Following the abolition of bearer shares in 2005, the anonymity of shareholders is increasingly disappearing. The time that the (family) shareholder keeps the share register in a safe and frenetically clings to the confidentiality is disappearing.
In the context of recent developments at the European level in the fight against terrorism and anti-money laundering offences, anonymity will also disappear for non-listed companies. The register of shareholders will soon be centralised to some extent in a national register, which can be consulted by the public. This may apply to your local hairdresser, an industrial family bakery, a tech-startup with a silent investor, but also a family foundation or a non-profit association.
Back in time
The requirement for a central register at national level follows from the recent European anti-money laundering directives, which are part of the fight against terrorism financing and money laundering offences. In Belgium, the central register of beneficial owners was introduced by the Law of 18 September 2017 on the prevention of money laundering and the financing of terrorism and on the restriction of the use of cash. With the Royal Decree of 30 July 2018, this central register now also took shape and a deadline was set.

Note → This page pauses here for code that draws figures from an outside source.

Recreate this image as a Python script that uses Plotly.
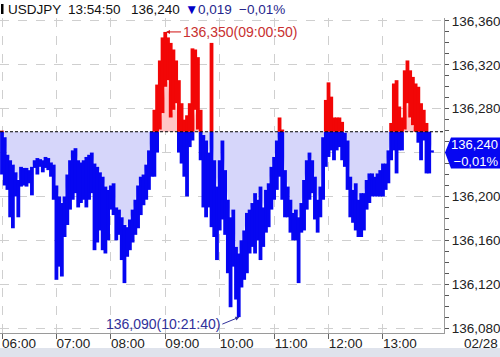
import plotly.graph_objects as go
import numpy as np
import pandas as pd

# ---------------- data ----------------
symbol = "USDJPY"
last_time = "13:54:50"
last_price = 136.240
change_abs = "0,019"
change_pct = "−0,01%"
date_label = "02/28"
base_price = 136.259          # previous close (dashed reference line)
high_price, high_time = 136.350, "09:00:50"
low_price, low_time = 136.090, "10:21:40"

day = "2023-02-28"
start_time = "06:00"
step = "3min"

# per-3-minute high / low of the tick line
hi = [
    136.260, 136.254, 136.238, 136.233, 136.229, 136.222, 136.215, 136.227, 136.226, 136.226,
    136.224, 136.227, 136.233, 136.235, 136.234, 136.233, 136.236, 136.235, 136.231, 136.229,
    136.210, 136.200, 136.194, 136.200, 136.220, 136.233, 136.242, 136.244, 136.233, 136.231,
    136.233, 136.236, 136.238, 136.240, 136.230, 136.227, 136.222, 136.218, 136.209, 136.206,
    136.210, 136.212, 136.190, 136.188, 136.181, 136.174, 136.172, 136.179, 136.188, 136.197,
    136.210, 136.218, 136.220, 136.229, 136.242, 136.259, 136.279, 136.302, 136.324, 136.345,
    136.350, 136.345, 136.340, 136.334, 136.324, 136.306, 136.285, 136.270, 136.274, 136.285,
    136.335, 136.334, 136.327, 136.279, 136.256, 136.251, 136.240, 136.340, 136.233, 136.209,
    136.233, 136.251, 136.224, 136.197, 136.181, 136.188, 136.154, 136.148, 136.160, 136.169,
    136.185, 136.188, 136.194, 136.203, 136.197, 136.209, 136.190, 136.206, 136.212, 136.227,
    136.236, 136.251, 136.272, 136.261, 136.224, 136.209, 136.197, 136.185, 136.188, 136.181,
    136.194, 136.215, 136.233, 136.240, 136.233, 136.218, 136.197, 136.209, 136.254, 136.288,
    136.304, 136.291, 136.272, 136.272, 136.272, 136.268, 136.258, 136.251, 136.218, 136.206,
    136.212, 136.197, 136.203, 136.203, 136.215, 136.221, 136.221, 136.218, 136.221, 136.224,
    136.230, 136.230, 136.242, 136.267, 136.303, 136.306, 136.282, 136.272, 136.315, 136.324,
    136.315, 136.309, 136.303, 136.300, 136.285, 136.279, 136.267, 136.259, 136.242,
]
lo = [
    136.220, 136.210, 136.206, 136.181, 136.171, 136.200, 136.181, 136.209, 136.210, 136.209,
    136.212, 136.201, 136.226, 136.220, 136.227, 136.222, 136.226, 136.224, 136.218, 136.197,
    136.124, 136.136, 136.127, 136.163, 136.174, 136.188, 136.197, 136.203, 136.190, 136.194,
    136.197, 136.190, 136.197, 136.203, 136.151, 136.158, 136.169, 136.151, 136.148, 136.160,
    136.188, 136.183, 136.160, 136.165, 136.142, 136.121, 136.145, 136.151, 136.158, 136.165,
    136.171, 136.183, 136.192, 136.197, 136.206, 136.218, 136.218, 136.240, 136.261, 136.276,
    136.300, 136.306, 136.272, 136.279, 136.285, 136.240, 136.230, 136.218, 136.200, 136.245,
    136.251, 136.279, 136.261, 136.233, 136.190, 136.181, 136.190, 136.172, 136.163, 136.142,
    136.169, 136.179, 136.165, 136.130, 136.099, 136.136, 136.106, 136.090, 136.117, 136.124,
    136.130, 136.148, 136.154, 136.148, 136.160, 136.142, 136.154, 136.167, 136.172, 136.188,
    136.197, 136.206, 136.218, 136.197, 136.181, 136.181, 136.167, 136.160, 136.160, 136.121,
    136.167, 136.169, 136.188, 136.197, 136.203, 136.179, 136.167, 136.181, 136.197, 136.227,
    136.236, 136.242, 136.233, 136.242, 136.245, 136.233, 136.227, 136.206, 136.181, 136.176,
    136.169, 136.163, 136.163, 136.169, 136.188, 136.194, 136.200, 136.200, 136.200, 136.200,
    136.200, 136.206, 136.212, 136.233, 136.242, 136.221, 136.242, 136.242, 136.261, 136.285,
    136.272, 136.265, 136.259, 136.249, 136.233, 136.251, 136.221, 136.221, 136.240,
]

x_tick_labels = ["06:00", "07:00", "08:00", "09:00", "10:00", "11:00", "12:00", "13:00"]
y_ticks = [136.080, 136.120, 136.160, 136.200, 136.240, 136.280, 136.320, 136.360]
x_range = ["05:57:48", "14:07:18"]
y_range = [136.0755, 136.3627]

# ---------------- derived ----------------
def fmt(v):
    return f"{v:.3f}".replace(".", ",")

times = pd.date_range(f"{day} {start_time}", periods=len(hi), freq=step)
hi_a = np.array(hi)
lo_a = np.array(lo)

BLUE = "#0606f2"
RED = "#f20606"
FONT = "Liberation Sans"

fig = go.Figure()

# fills between baseline and the price
blue_edge = np.minimum(hi_a, base_price)
red_edge = np.maximum(lo_a, base_price)
base_line = [base_price] * len(times)
for edge, fc in ((blue_edge, "#d6d6fa"), (red_edge, "#ffc6c6")):
    fig.add_trace(go.Scatter(x=times, y=base_line, mode="lines", line=dict(width=0),
                             hoverinfo="skip", showlegend=False))
    fig.add_trace(go.Scatter(x=times, y=edge, mode="lines", line=dict(width=0),
                             fill="tonexty", fillcolor=fc, hoverinfo="skip", showlegend=False))

# high/low range bars, blue below baseline, red above
bx, by, rx, ry = [], [], [], []
for t, l, h in zip(times, lo, hi):
    if l < base_price:
        bx += [t, t, None]
        by += [l, min(h, base_price), None]
    if h > base_price:
        rx += [t, t, None]
        ry += [max(l, base_price), h, None]
fig.add_trace(go.Scatter(x=bx, y=by, mode="lines", line=dict(color=BLUE, width=3.8),
                         hoverinfo="skip", showlegend=False))
fig.add_trace(go.Scatter(x=rx, y=ry, mode="lines", line=dict(color=RED, width=3.8),
                         hoverinfo="skip", showlegend=False))

# baseline
fig.add_shape(type="line", xref="paper", x0=0, x1=1, yref="y", y0=base_price, y1=base_price,
              line=dict(color="#000000", width=1, dash="3px,2px"))

# bottom band
fig.add_shape(type="rect", xref="paper", yref="paper", x0=-0.01, x1=1.2,
              y0=-0.0762, y1=-0.0476, fillcolor="#dfe3ec", line=dict(width=0))

# header marker
fig.add_shape(type="rect", xref="paper", yref="paper", x0=1 / 444, x1=3.5 / 444,
              y0=1 + 4 / 315, y1=1 + 14 / 315, fillcolor="#000000", line=dict(width=0))

# current price box on the right axis
fig.add_shape(type="path", xref="paper", yref="y", xsizemode="pixel", ysizemode="pixel",
              xanchor=1, yanchor=last_price,
              path="M 1,0 L 7,15 L 56,15 L 56,-16 L 7,-16 Z",
              fillcolor=BLUE, line=dict(width=0))

ann = []
hy = 1 + 8.5 / 315
for txt, px, col in ((symbol, 6, "#111111"), (last_time, 66, "#111111"),
                     (fmt(last_price), 129, "#111111"), ("▼", 183, "#0000c8"),
                     (change_abs, 196, "#26268c"), (change_pct, 237, "#26268c")):
    ann.append(dict(text=txt, xref="paper", yref="paper", x=px / 444, y=hy,
                    xanchor="left", yanchor="middle", showarrow=False,
                    font=dict(family=FONT, size=13.5, color=col)))

ann.append(dict(text=f"{fmt(last_price)}<br>{change_pct}", xref="paper", yref="y", x=1,
                y=last_price, xanchor="left", yanchor="middle", xshift=5, showarrow=False,
                align="right", font=dict(family=FONT, size=13, color="white")))

ann.append(dict(text=f"{fmt(high_price)}({high_time})", x=pd.Timestamp(f"{day} {high_time}"),
                y=high_price, xref="x", yref="y", showarrow=True, ax=15, ay=0,
                xanchor="left", yanchor="middle", arrowhead=2, arrowsize=0.8, arrowwidth=1,
                arrowcolor="#d01010", font=dict(family=FONT, size=14, color="#c83030")))
ann.append(dict(text=f"{fmt(low_price)}({low_time})", x=pd.Timestamp(f"{day} {low_time}"),
                y=low_price, xref="x", yref="y", showarrow=True, ax=-17, ay=7,
                xanchor="right", yanchor="middle", arrowhead=2, arrowsize=0.8, arrowwidth=1,
                arrowcolor="#30309a", font=dict(family=FONT, size=14, color="#30309a")))

ann.append(dict(text=date_label, xref="paper", yref="paper", x=1, y=0, xanchor="left",
                yanchor="middle", xshift=18, yshift=-10, showarrow=False,
                font=dict(family=FONT, size=13.5, color="#222222")))

# y tick labels: the current-price box covers the 136,240 label
y_tick_text = ["" if abs(v - last_price) < 1e-9 else fmt(v) for v in y_ticks]

fig.update_layout(
    width=500, height=357,
    margin=dict(l=0, r=56, t=18, b=24),
    paper_bgcolor="white", plot_bgcolor="white",
    showlegend=False,
    font=dict(family=FONT, size=13.5, color="#222222"),
    annotations=ann,
    xaxis=dict(
        range=[f"{day} {x_range[0]}", f"{day} {x_range[1]}"],
        tickvals=[pd.Timestamp(f"{day} {h}") for h in x_tick_labels],
        ticktext=x_tick_labels,
        ticks="outside", ticklen=5, tickcolor="#666666",
        ticklabelshift=17, ticklabelstandoff=-7,
        showline=True, linecolor="#9a9a9a", linewidth=1,
        showgrid=True, gridcolor="#cfcfcf", griddash="dash", gridwidth=1,
        zeroline=False, tickfont=dict(family=FONT, size=13.5, color="#222222"),
    ),
    yaxis=dict(
        side="right", range=y_range,
        tickvals=y_ticks, ticktext=y_tick_text,
        ticks="outside", ticklen=4, tickcolor="#555555",
        minor=dict(dtick=0.01, tick0=136.08, ticks="outside", ticklen=4, tickcolor="#555555",
                   showgrid=False),
        showline=True, linecolor="#9a9a9a", linewidth=1,
        showgrid=True, gridcolor="#cfcfcf", griddash="dash", gridwidth=1,
        zeroline=False, tickfont=dict(family=FONT, size=13.5, color="#222222"),
    ),
)

fig.write_html("out.html", config={"displayModeBar": False})
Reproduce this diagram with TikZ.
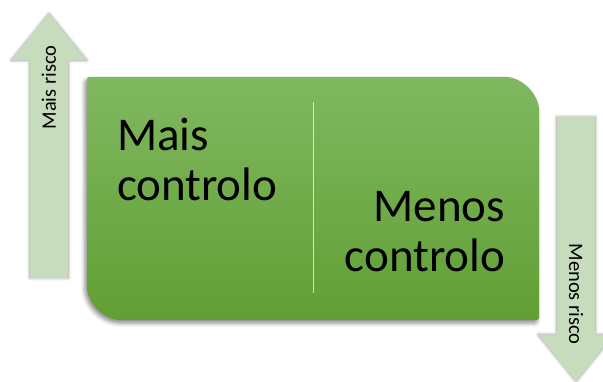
\documentclass[tikz,border=0pt]{standalone}
\usepackage{fontspec}
\setmainfont{Carlito}
\usetikzlibrary{positioning,calc,shapes.arrows,shadows.blur}
\definecolor{boxtop}{RGB}{128,184,96}
\definecolor{boxbottom}{RGB}{97,159,52}
\definecolor{arrowgreen}{RGB}{199,220,189}
\tikzset{
    riskarrow/.style={
        single arrow,
        fill=arrowgreen,
        inner xsep=0pt, inner ysep=19pt,
        single arrow head extend=18.5pt,
        single arrow tip angle=78,
        minimum height=264pt,
        anchor=tail,
        blur shadow={shadow xshift=0pt, shadow yshift=0pt,
                     shadow blur radius=3pt, shadow opacity=45}
    },
    risklabel/.style={font=\fontsize{20.5}{24}\selectfont, inner sep=0pt},
    bigtext/.style={font=\fontsize{47}{50}\selectfont, inner sep=0pt},
    divider/.style={draw=white, line width=0.8pt, opacity=0.7},
    greenbox/.style={
        top color=boxtop, bottom color=boxbottom,
        rounded corners=3pt,
        blur shadow={shadow xshift=-2pt, shadow yshift=-3pt,
                     shadow blur radius=4pt, shadow opacity=45}
    }
}
\begin{document}
\begin{tikzpicture}[x=1pt,y=1pt]
\useasboundingbox (0,0) rectangle (603,382);
\node[minimum width=452pt, minimum height=243pt, inner sep=0pt] (box) at (313,183.5) {};
\path[greenbox] (box.north west) -- ([xshift=-38pt]box.north east)
    arc[start angle=90, end angle=0, radius=38pt] -- (box.south east)
    -- ([xshift=38pt]box.south west)
    arc[start angle=270, end angle=180, radius=38pt] -- cycle;
\draw[divider] ([yshift=-25pt]box.north) -- ([yshift=27pt]box.south);
\node[bigtext, align=left, below right=41pt and 30pt of box.north west] (more) {Mais\\controlo};
\node[bigtext, align=right, above left=48pt and 34pt of box.south east] (less) {Menos\\controlo};
\node[riskarrow, rotate=90] (up) at (49,104) {};
\node[riskarrow, rotate=-90] (down) at (576,265) {};
\node[risklabel, rotate=90] (uplabel) at ($(up.tip)!0.28!(up.tail)$) {Mais risco};
\node[risklabel, rotate=-90] (downlabel) at ($(down.tip)!0.33!(down.tail)$) {Menos risco};
\end{tikzpicture}
\end{document}
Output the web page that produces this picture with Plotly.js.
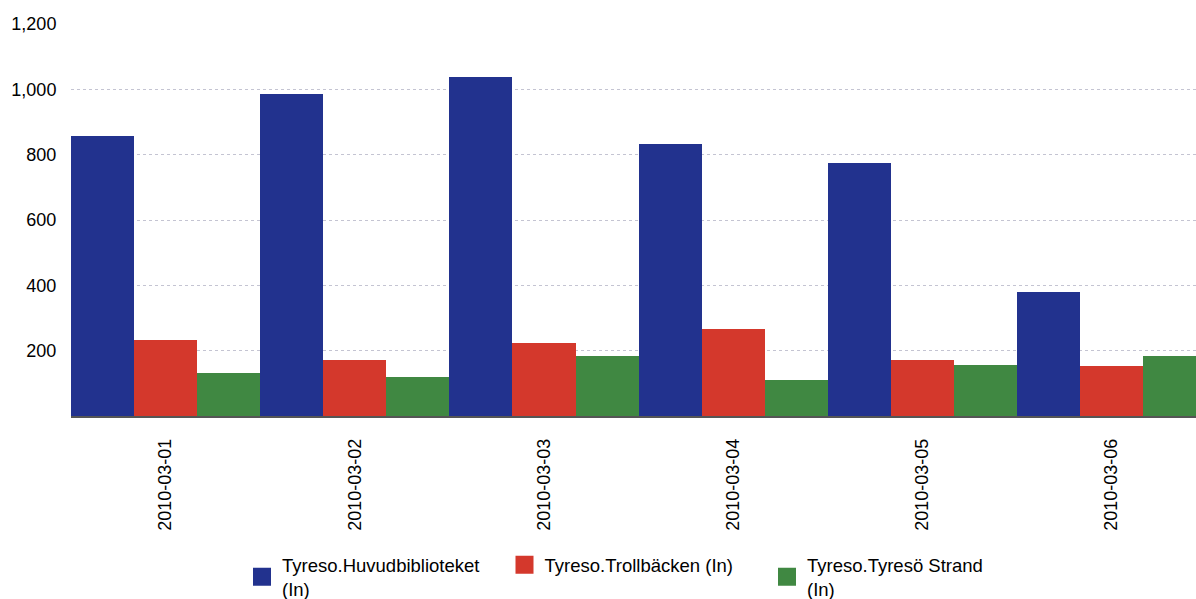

The obligation to notify the ultimate beneficial owners applies to all companies, (international) non-profit associations, fiduciaries and trusts, foundations and similar legal entities, and which obligation becomes the sole responsibility of the governing corporate body.
The Law of 18 September 2017 stipulates that every natural person who ultimately owns or controls the company qualifies as an ultimate beneficial owner and must be registered with the UBO register. Also according to this Law, an interest held by a physical person of more than 25% of the voting rights or more than 25% of the shares or capital of the company, applies as an indication of a sufficient percentage of the voting rights to qualify as an ultimate beneficial owner.
But even if no one owns more than 25% shares in your company, there may be an effective interest in or control by a beneficial owner through other mechanisms (shareholder agreement, voting arrangements, etc.).
For each beneficial owner meeting the threshold at least the following must be disclosed: full name, date of birth, nationality, full address of residence, date of becoming ultimate beneficial owner, national register number, size of beneficial interest, but also the type of ultimate beneficial owner, whether or not together with other natural persons, whether or not the ultimate beneficial owner is a direct or indirect ultimate beneficial owner and, in the latter case, the intermediaries (also with full identification).
Specific – Deadline
According to the Royal Decree, which will enter into force on 31 October 2018, the required information must be communicated at the latest within one month of the date on which the information concerning the ultimate beneficial owner is known or changes. The deadline would thus be at the earliest 30 November 2018.
However, the Federal Public Service Finance states another deadline on its website and in its FAQ. A first registration of your ultimate beneficial owners can be timely done until 31 March 2019.
In preparation for this deadline, the Federal Public Service Finance provides a number of guidelines which can be found online: https://financien.belgium.be/nl/ubo-register.
Through the known E-services on the website of the Federal Public Service Finance you can already log in on the UBO application https://eservices.minfin.fgov.be/mym-portal/public/citizen/external_services, and consult the companies who have already registered.
Thus, you can already register the required information regarding your ultimate beneficial owners online.
Who can consult?
Each authority, entities subject to obligations of vigilance over their clients, but also every citizen.
The consultation (with the exception of the authorities) will entail administrative costs and it will only be possible to search on the basis of the company name or the company identification number. It will therefore not be possible to search for a person’s name in order to obtain an overview of all the participations. In addition, not all information included in the UBO register will be disclosed.
Only if it can be demonstrated that access to the information would lead to exposure to a risk of fraud, abduction, blackmail, violence or intimidation, or if he or she is a minor or incapacitated, an exception may be decided on a case-by-case basis.
Failure to do so may result in fines of between EUR 250 and EUR 50 000, borne by the party responsible for providing information.